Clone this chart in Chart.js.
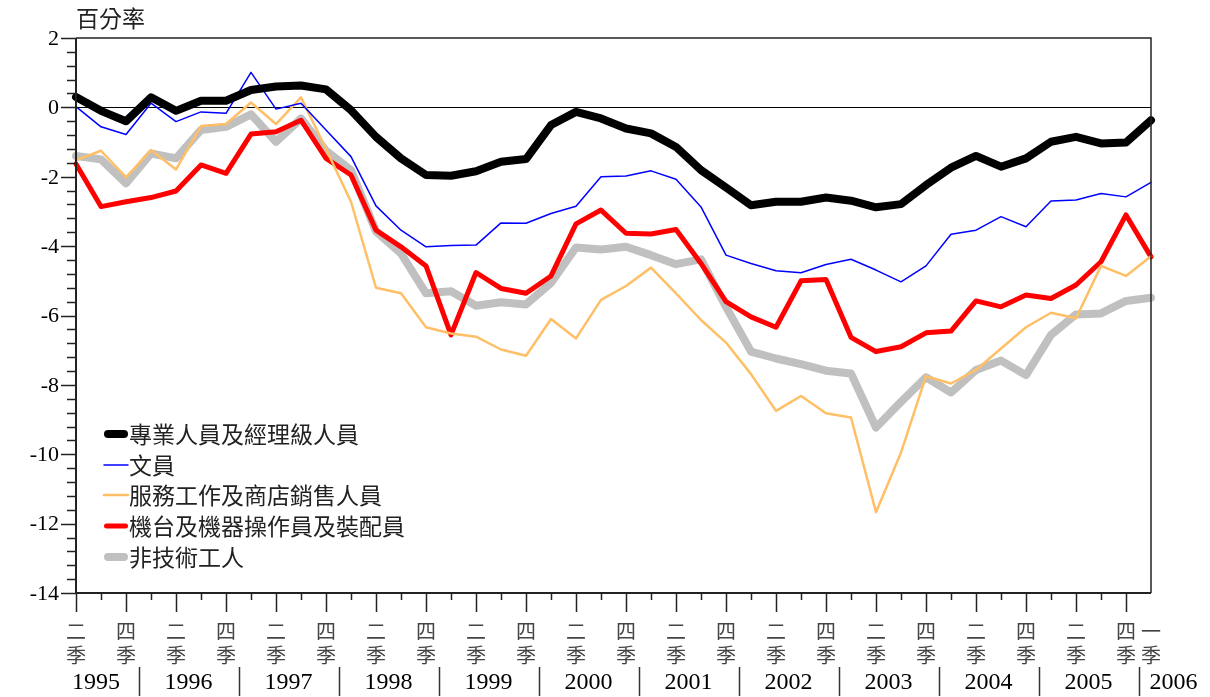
<!DOCTYPE html>
<html>
<head>
<meta charset="utf-8">
<script src="https://cdn.jsdelivr.net/npm/chart.js@4.4.0/dist/chart.umd.min.js"></script>
<style>
  html, body { margin: 0; padding: 0; background: #fff; }
  #wrap { width: 1210px; height: 697px; }
</style>
</head>
<body>
<div id="wrap"><canvas id="chart" width="1210" height="697"></canvas></div>
<script>
// quarters, 1995 Q2 .. 2006 Q1
const quarters = [
  '1995Q2','1995Q3','1995Q4',
  '1996Q1','1996Q2','1996Q3','1996Q4',
  '1997Q1','1997Q2','1997Q3','1997Q4',
  '1998Q1','1998Q2','1998Q3','1998Q4',
  '1999Q1','1999Q2','1999Q3','1999Q4',
  '2000Q1','2000Q2','2000Q3','2000Q4',
  '2001Q1','2001Q2','2001Q3','2001Q4',
  '2002Q1','2002Q2','2002Q3','2002Q4',
  '2003Q1','2003Q2','2003Q3','2003Q4',
  '2004Q1','2004Q2','2004Q3','2004Q4',
  '2005Q1','2005Q2','2005Q3','2005Q4',
  '2006Q1'
];
const years = ['1995','1996','1997','1998','1999','2000','2001','2002','2003','2004','2005','2006'];
// quarter tick labels (upper char, 季 goes under it)
const quarterTicks = [
  '二','','四',
  '','二','','四',
  '','二','','四',
  '','二','','四',
  '','二','','四',
  '','二','','四',
  '','二','','四',
  '','二','','四',
  '','二','','四',
  '','二','','四',
  '','二','','四',
  '一'
];
const yTicks = [2, 0, -2, -4, -6, -8, -10, -12, -14];

const seriesNames = ['專業人員及經理級人員', '文員', '服務工作及商店銷售人員', '機台及機器操作員及裝配員', '非技術工人'];

const professionals = [0.3, -0.1, -0.4, 0.29, -0.1, 0.19, 0.19, 0.5, 0.6, 0.63, 0.52, -0.08, -0.85, -1.47, -1.95,
  -1.97, -1.84, -1.57, -1.49, -0.51, -0.13, -0.32, -0.61, -0.75, -1.14, -1.81, -2.31, -2.82, -2.72, -2.72,
  -2.6, -2.69, -2.88, -2.79, -2.24, -1.74, -1.4, -1.71, -1.47, -0.99, -0.85, -1.04, -1.01, -0.37];
const clerks = [0.02, -0.56, -0.78, 0.12, -0.41, -0.13, -0.17, 1.01, -0.05, 0.12, -0.65, -1.42, -2.84, -3.54, -4.02,
  -3.98, -3.97, -3.33, -3.34, -3.06, -2.85, -2.0, -1.98, -1.83, -2.07, -2.87, -4.26, -4.5, -4.71, -4.77,
  -4.53, -4.38, -4.69, -5.03, -4.57, -3.66, -3.54, -3.15, -3.44, -2.7, -2.67, -2.48, -2.58, -2.16];
const service = [-1.52, -1.25, -2.02, -1.23, -1.79, -0.54, -0.48, 0.14, -0.48, 0.29, -1.2, -2.72, -5.2, -5.36, -6.34,
  -6.52, -6.61, -6.98, -7.16, -6.1, -6.66, -5.55, -5.15, -4.62, -5.36, -6.13, -6.78, -7.69, -8.75, -8.32,
  -8.82, -8.94, -11.67, -9.95, -7.75, -7.96, -7.57, -6.95, -6.34, -5.92, -6.08, -4.57, -4.86, -4.29];
const operators = [-1.63, -2.86, -2.72, -2.6, -2.41, -1.66, -1.9, -0.77, -0.7, -0.37, -1.47, -1.95, -3.54, -4.02, -4.57,
  -6.56, -4.76, -5.22, -5.36, -4.86, -3.36, -2.96, -3.63, -3.65, -3.52, -4.5, -5.6, -6.04, -6.34, -5.0,
  -4.96, -6.63, -7.04, -6.9, -6.5, -6.45, -5.58, -5.75, -5.41, -5.51, -5.12, -4.45, -3.1, -4.31];
const unskilled = [-1.4, -1.5, -2.19, -1.33, -1.47, -0.65, -0.56, -0.2, -0.99, -0.32, -1.25, -1.81, -3.58, -4.21, -5.36,
  -5.3, -5.72, -5.62, -5.68, -5.06, -4.04, -4.1, -4.02, -4.26, -4.52, -4.38, -5.75, -7.04, -7.24, -7.4,
  -7.59, -7.67, -9.23, -8.49, -7.78, -8.22, -7.57, -7.3, -7.72, -6.56, -5.97, -5.94, -5.58, -5.49];

const CJK = '"Noto Sans CJK TC", "Noto Sans CJK SC", sans-serif';
const NUM = '"Liberation Serif", "DejaVu Serif", serif';

function makeLine(label, data, color, width) {
  return {
    label: label,
    data: data,
    borderColor: color,
    backgroundColor: color,
    borderWidth: width,
    borderJoinStyle: 'round',
    borderCapStyle: 'round',
    pointRadius: 0,
    tension: 0,
    fill: false,
    clip: false
  };
}

// axes, frame, labels and legend drawn with the chart's own scales
const frame = {
  id: 'frame',
  beforeDatasetsDraw(chart) {
    const { ctx, chartArea: a, scales: { y } } = chart;
    ctx.save();
    ctx.strokeStyle = '#000';
    ctx.lineWidth = 1.2;
    const y0 = Math.round(y.getPixelForValue(0)) + 0.5;
    ctx.beginPath();
    ctx.moveTo(a.left, y0);
    ctx.lineTo(a.right, y0);
    ctx.stroke();
    ctx.restore();
  },
  afterDatasetsDraw(chart) {
    const { ctx, chartArea: a, scales: { x, y } } = chart;
    ctx.save();

    // top + right border
    ctx.strokeStyle = '#222';
    ctx.lineWidth = 1.5;
    ctx.beginPath();
    ctx.moveTo(a.left, a.top);
    ctx.lineTo(a.right, a.top);
    ctx.lineTo(a.right, a.bottom);
    ctx.stroke();

    // y axis + bottom axis
    ctx.lineWidth = 2;
    ctx.beginPath();
    ctx.moveTo(a.left, a.top);
    ctx.lineTo(a.left, a.bottom);
    ctx.lineTo(a.right, a.bottom);
    ctx.stroke();

    // y ticks: minor every 0.4, major every 2
    ctx.lineWidth = 1.5;
    for (let k = 0; k <= 40; k++) {
      const py = Math.round(y.getPixelForValue(-14 + k * 0.4)) + 0.5;
      const len = k % 5 === 0 ? 15 : 9;
      ctx.beginPath();
      ctx.moveTo(a.left - len, py);
      ctx.lineTo(a.left, py);
      ctx.stroke();
    }
    ctx.fillStyle = '#000';
    ctx.font = '22px ' + NUM;
    ctx.textAlign = 'right';
    ctx.textBaseline = 'middle';
    yTicks.forEach(v => {
      ctx.fillText(String(v), a.left - 17, y.getPixelForValue(v) + 1);
    });

    // x ticks
    for (let i = 0; i < quarters.length - 1; i++) {
      const px = Math.round(x.getPixelForValue(i)) + 0.5;
      const len = i % 2 === 0 ? 19 : 7;
      ctx.beginPath();
      ctx.moveTo(px, a.bottom);
      ctx.lineTo(px, a.bottom + len);
      ctx.stroke();
    }

    // quarter labels
    ctx.font = '20px ' + CJK;
    ctx.textAlign = 'center';
    ctx.fillStyle = '#444';
    quarterTicks.forEach((q, i) => {
      if (!q) return;
      const px = x.getPixelForValue(i);
      ctx.fillText(q, px, 631);
      ctx.fillText('季', px, 655);
    });

    // year labels and separators
    ctx.font = '24px ' + NUM;
    ctx.fillStyle = '#000';
    ctx.strokeStyle = '#333';
    ctx.lineWidth = 1.5;
    years.forEach(yr => {
      const idx = [];
      quarters.forEach((q, i) => { if (q.startsWith(yr)) idx.push(i); });
      const first = x.getPixelForValue(idx[0]);
      const last = x.getPixelForValue(idx[idx.length - 1]);
      if (idx[0] > 0) {
        const sx = Math.round(first - (x.getPixelForValue(1) - x.getPixelForValue(0)) / 2) + 0.5;
        ctx.beginPath();
        ctx.moveTo(sx, 667);
        ctx.lineTo(sx, 696);
        ctx.stroke();
        if (idx.length === 1) {
          ctx.textAlign = 'left';
          ctx.fillText(yr, sx + 10, 683);
          return;
        }
      }
      ctx.textAlign = 'center';
      ctx.fillText(yr, (first + last) / 2 - (idx[0] === 0 ? 5 : 0), 683);
    });

    // title
    ctx.font = '23px ' + CJK;
    ctx.textAlign = 'left';
    ctx.fillStyle = '#222';
    ctx.fillText('百分率', a.left, 18);

    // legend
    const rows = [434, 465, 495, 526, 557];
    chart.data.datasets.forEach((ds, i) => {
      const ly = rows[i];
      ctx.strokeStyle = ds.borderColor;
      ctx.lineWidth = ds.borderWidth;
      ctx.lineCap = 'round';
      const pad = ds.borderWidth > 3 ? ds.borderWidth / 2 : 0;
      ctx.beginPath();
      ctx.moveTo(a.left + 28 + pad, ly);
      ctx.lineTo(a.left + 52 - pad, ly);
      ctx.stroke();
      ctx.fillStyle = '#222';
      ctx.font = '23px ' + CJK;
      ctx.fillText(ds.label, a.left + 53, ly);
    });

    ctx.restore();
  }
};

new Chart(document.getElementById('chart').getContext('2d'), {
  type: 'line',
  data: {
    labels: quarters,
    datasets: [
      makeLine(seriesNames[0], professionals, '#000000', 8),
      makeLine(seriesNames[1], clerks, '#0000ff', 1.5),
      makeLine(seriesNames[2], service, '#ffbf66', 2.5),
      makeLine(seriesNames[3], operators, '#ff0000', 5),
      makeLine(seriesNames[4], unskilled, '#c0c0c0', 8)
    ]
  },
  options: {
    responsive: false,
    animation: false,
    devicePixelRatio: 1,
    layout: { padding: { left: 76, right: 59, top: 38, bottom: 104 } },
    scales: {
      x: { display: false, offset: false },
      y: { display: false, min: -14, max: 2 }
    },
    plugins: {
      legend: { display: false },
      tooltip: { enabled: false }
    }
  },
  plugins: [frame]
});
</script>
</body>
</html>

# [The problem]
Repeat the listing above up to and including the line with "['專業人員及經理級人員', '文員', '服務工作及商店銷售人員', '機台及機器操作員及裝配員', '非技術工人'];", starting from its first line. Drop any pictures.

# [Reply]
Clone this chart in Chart.js.
<!DOCTYPE html>
<html>
<head>
<meta charset="utf-8">
<script src="https://cdn.jsdelivr.net/npm/chart.js@4.4.0/dist/chart.umd.min.js"></script>
<style>
  html, body { margin: 0; padding: 0; background: #fff; }
  #wrap { width: 1210px; height: 697px; }
</style>
</head>
<body>
<div id="wrap"><canvas id="chart" width="1210" height="697"></canvas></div>
<script>
// quarters, 1995 Q2 .. 2006 Q1
const quarters = [
  '1995Q2','1995Q3','1995Q4',
  '1996Q1','1996Q2','1996Q3','1996Q4',
  '1997Q1','1997Q2','1997Q3','1997Q4',
  '1998Q1','1998Q2','1998Q3','1998Q4',
  '1999Q1','1999Q2','1999Q3','1999Q4',
  '2000Q1','2000Q2','2000Q3','2000Q4',
  '2001Q1','2001Q2','2001Q3','2001Q4',
  '2002Q1','2002Q2','2002Q3','2002Q4',
  '2003Q1','2003Q2','2003Q3','2003Q4',
  '2004Q1','2004Q2','2004Q3','2004Q4',
  '2005Q1','2005Q2','2005Q3','2005Q4',
  '2006Q1'
];
const years = ['1995','1996','1997','1998','1999','2000','2001','2002','2003','2004','2005','2006'];
// quarter tick labels (upper char, 季 goes under it)
const quarterTicks = [
  '二','','四',
  '','二','','四',
  '','二','','四',
  '','二','','四',
  '','二','','四',
  '','二','','四',
  '','二','','四',
  '','二','','四',
  '','二','','四',
  '','二','','四',
  '','二','','四',
  '一'
];
const yTicks = [2, 0, -2, -4, -6, -8, -10, -12, -14];

const seriesNames = ['專業人員及經理級人員', '文員', '服務工作及商店銷售人員', '機台及機器操作員及裝配員', '非技術工人'];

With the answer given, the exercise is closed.